Fatt isn't interested, though. While Sassy is upset at her father's decision, her mother Ramona returns, revealing that she has amnesia and that was why she left them when Sassy was little. To force Fatt's hand, Tin-ba kidnaps Ramona, holding her hostage to Fatt's participation in the tournament.

Fatt enters the tournament and, when facing Tin-ba, reveals that he knows Master Ru's secret winning move. It is during this final match that Tin-ba is finally able to relinquish his obsession with winning the title "King of Mahjong". Fatt, Ramona, and Sassy are reunited and reconcile.

==Cast==
- Chapman To as Ah Fatt
- Mark Lee as Wong Tin-ba
- Michelle Ye as Ramona
- Venus Wong as Sassy Bai
- Eric Tsang as King Of Mahjong / Master Ru
- Adrian Tan as Wayne Yang
- Cheronna Ng (zh) as Deedee Cheung
- Richard Low as Tiger
- Patricia Mok as Nancy
- Dennis Chew as Ah Lian
- Lenna Lim (zh) as Icy

===Guest appearance===
- Tien Hsin
- Kingdom Yuen
- Lo Hoi-pang
- Mimi Chu
- Siu Yam-yam
- Henry Thia as Japanese Mahjong Master
- Hayley Woo as Chinese Mahjong Master
- Jayley Woo as Chinese Mahjong Master

==Production==
King of Mahjong was filmed in both Singapore and Malaysia, with 80% of the filming on location in Ipoh. Directors chose the location because it provided both old houses and eateries, which were necessary for various scenes. Filming also took place in Kuala Lumpur.

Filming began on Sunday, 2014-08-03 in Malaysia. Filming in Ipoh began at 1 PM daily and continued until around 10 PM each night.

It was the first Singaporean-Malaysian film focused on the game of Mahjong set in the same era it was produced.

Zingshot Productions Pte Ltd fully funded the film. Production cost S$3.5 million (RM$8.96 million)

King of Mahjong is presented with characters speaking multiple languages (Singlish, Mandarin, and Cantonese) rather than dubbing and creating a singular language track.

==Themes==
One of the concerns Adrian Teh addressed in the media leading up to the film's release related to the question of the movie potentially promoting gambling because of its inclusion of Mahjong as a central focus. Teh stated that the game as depicted in the film is about how the players bond instead.

==Release==
The film premiered in Singapore on 2015-02-19, and in Malaysia on 2015-02-26. It premiered in Hong Kong on 2015-05-21. Distribution was handled by Clover Films of Singapore.

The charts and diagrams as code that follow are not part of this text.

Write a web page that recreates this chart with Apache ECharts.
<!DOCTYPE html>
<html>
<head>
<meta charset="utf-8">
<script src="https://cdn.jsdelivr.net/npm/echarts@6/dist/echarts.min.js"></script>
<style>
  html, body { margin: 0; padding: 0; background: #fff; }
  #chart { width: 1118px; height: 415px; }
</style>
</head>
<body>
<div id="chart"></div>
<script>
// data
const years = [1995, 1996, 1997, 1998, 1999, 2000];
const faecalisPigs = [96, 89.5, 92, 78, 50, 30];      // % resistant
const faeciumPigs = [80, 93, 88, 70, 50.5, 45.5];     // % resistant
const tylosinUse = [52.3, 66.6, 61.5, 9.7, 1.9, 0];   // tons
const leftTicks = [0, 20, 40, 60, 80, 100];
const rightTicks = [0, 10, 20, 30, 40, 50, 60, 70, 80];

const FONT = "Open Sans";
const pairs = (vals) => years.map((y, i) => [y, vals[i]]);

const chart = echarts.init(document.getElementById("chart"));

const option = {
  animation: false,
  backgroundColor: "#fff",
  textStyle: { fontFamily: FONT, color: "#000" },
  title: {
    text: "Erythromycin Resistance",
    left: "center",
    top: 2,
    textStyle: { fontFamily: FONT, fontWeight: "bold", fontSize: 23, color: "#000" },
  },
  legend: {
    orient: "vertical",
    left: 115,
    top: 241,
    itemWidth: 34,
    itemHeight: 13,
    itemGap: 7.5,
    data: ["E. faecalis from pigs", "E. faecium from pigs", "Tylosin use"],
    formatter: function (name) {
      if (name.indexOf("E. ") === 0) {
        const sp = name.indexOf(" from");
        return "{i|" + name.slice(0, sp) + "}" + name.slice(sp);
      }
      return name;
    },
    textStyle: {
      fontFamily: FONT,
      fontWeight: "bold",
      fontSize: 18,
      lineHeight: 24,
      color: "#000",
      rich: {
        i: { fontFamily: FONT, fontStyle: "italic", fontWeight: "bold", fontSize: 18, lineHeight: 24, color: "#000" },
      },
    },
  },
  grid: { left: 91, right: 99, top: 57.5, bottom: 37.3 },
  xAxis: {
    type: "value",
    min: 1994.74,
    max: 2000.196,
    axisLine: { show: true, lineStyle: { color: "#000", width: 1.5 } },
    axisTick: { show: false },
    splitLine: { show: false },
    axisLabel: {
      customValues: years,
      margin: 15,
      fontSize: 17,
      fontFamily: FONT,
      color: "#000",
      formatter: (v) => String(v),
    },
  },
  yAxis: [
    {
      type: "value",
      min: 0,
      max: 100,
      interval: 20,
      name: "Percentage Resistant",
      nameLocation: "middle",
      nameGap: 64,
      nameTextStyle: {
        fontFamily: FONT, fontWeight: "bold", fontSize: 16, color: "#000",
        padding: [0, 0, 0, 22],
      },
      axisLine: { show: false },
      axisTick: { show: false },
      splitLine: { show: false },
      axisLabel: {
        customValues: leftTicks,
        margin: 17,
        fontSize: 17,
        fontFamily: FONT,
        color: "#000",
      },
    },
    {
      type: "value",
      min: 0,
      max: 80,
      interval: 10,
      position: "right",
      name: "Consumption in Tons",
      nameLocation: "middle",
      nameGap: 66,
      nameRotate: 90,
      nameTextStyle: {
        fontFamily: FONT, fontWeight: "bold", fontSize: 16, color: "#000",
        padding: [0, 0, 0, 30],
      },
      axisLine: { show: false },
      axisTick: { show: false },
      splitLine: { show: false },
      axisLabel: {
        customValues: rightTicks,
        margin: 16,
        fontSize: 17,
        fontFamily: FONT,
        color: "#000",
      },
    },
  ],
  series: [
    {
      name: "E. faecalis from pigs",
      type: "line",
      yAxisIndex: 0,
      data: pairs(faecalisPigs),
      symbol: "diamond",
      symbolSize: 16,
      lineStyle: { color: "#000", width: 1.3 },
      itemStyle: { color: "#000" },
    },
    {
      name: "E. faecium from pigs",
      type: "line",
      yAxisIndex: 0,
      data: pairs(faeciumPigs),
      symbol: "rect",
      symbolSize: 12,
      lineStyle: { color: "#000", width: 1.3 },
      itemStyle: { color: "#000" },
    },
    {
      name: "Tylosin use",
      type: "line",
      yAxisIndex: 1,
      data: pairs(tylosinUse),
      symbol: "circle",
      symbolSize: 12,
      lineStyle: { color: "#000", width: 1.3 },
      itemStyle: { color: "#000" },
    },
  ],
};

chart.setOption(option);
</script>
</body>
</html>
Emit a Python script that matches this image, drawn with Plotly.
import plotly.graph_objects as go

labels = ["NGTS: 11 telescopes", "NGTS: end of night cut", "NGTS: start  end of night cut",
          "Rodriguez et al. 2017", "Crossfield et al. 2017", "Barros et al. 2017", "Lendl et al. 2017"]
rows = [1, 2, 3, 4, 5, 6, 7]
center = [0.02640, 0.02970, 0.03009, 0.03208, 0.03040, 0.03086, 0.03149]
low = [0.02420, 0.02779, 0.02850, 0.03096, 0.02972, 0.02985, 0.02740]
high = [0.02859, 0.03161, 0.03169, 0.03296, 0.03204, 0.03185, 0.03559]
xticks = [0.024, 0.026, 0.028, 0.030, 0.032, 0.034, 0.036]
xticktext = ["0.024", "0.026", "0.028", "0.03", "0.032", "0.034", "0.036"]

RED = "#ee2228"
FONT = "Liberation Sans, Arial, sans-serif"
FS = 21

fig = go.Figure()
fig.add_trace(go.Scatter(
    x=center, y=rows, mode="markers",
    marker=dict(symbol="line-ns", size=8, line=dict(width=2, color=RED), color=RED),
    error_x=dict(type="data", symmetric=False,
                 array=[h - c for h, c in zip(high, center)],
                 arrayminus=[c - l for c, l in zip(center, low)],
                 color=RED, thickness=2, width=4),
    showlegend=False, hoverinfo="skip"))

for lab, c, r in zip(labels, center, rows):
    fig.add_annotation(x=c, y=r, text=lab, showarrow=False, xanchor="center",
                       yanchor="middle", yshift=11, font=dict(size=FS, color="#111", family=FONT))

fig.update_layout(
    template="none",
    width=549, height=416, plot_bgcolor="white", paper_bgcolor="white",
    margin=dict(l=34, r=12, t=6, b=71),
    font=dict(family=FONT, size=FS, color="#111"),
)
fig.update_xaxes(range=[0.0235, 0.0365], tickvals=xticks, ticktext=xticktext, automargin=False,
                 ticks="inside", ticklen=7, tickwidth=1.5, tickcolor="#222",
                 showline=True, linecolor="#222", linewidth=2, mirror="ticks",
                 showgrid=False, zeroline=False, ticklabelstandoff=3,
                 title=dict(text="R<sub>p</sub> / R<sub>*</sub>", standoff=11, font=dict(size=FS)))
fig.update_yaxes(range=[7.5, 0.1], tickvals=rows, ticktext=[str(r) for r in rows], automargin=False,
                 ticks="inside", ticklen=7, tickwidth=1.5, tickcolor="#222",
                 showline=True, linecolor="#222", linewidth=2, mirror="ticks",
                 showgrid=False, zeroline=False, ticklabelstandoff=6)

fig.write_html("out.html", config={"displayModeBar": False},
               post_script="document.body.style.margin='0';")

During the COVID-19 pandemic in Singapore, King of Mahjong was included in a collection for Netflix titled "Singapore, Now Streaming", and premiered on the streaming service on 2020-08-01.

== Reception ==

=== Box office ===
The film grossed RM$2.4 million at the box office after its first four days of release, leading the weekly box office. As of 6 March 2015, the film grossed RM$3 million. The report by the Infocomm Media Development Authority in 2017 showed the box office for King of Mahjong at S$820,000. The 2015 report from the Hong Kong Film Development Council shows the film had a box office of HK$36,648.

=== Critical reception ===
Gabriel Chong of Movie Exclusive rated the film 3.5 stars. Chong was impressed with To's performance, calling it "the film's biggest strength", and stating that the way he handles the reconciliation between Fatt and Ramona, as well as Ramona and Sassy, makes the scene more poignant. Chong also found Lee to be more of a detriment to the film, but attributed that to Teh's focus on Tin Ba's "narcissism". Chong lamented that To and Lee had so few scenes together, but noted that the humor in the film feels natural rather than scripted.

Thompson Wong of InCinemas.sg praised the choice to have a character-driven film rather than "mindless humor or fast-paced action". To that end, Wong was pleased that the Cantonese language track had been left intact rather than being dubbed over in Mandarin and losing nuance in the translation. Wong expressed disappointment with the pacing, yet noted that the lengthy scenes where the characters communicate helps keep the film from coming across as trite.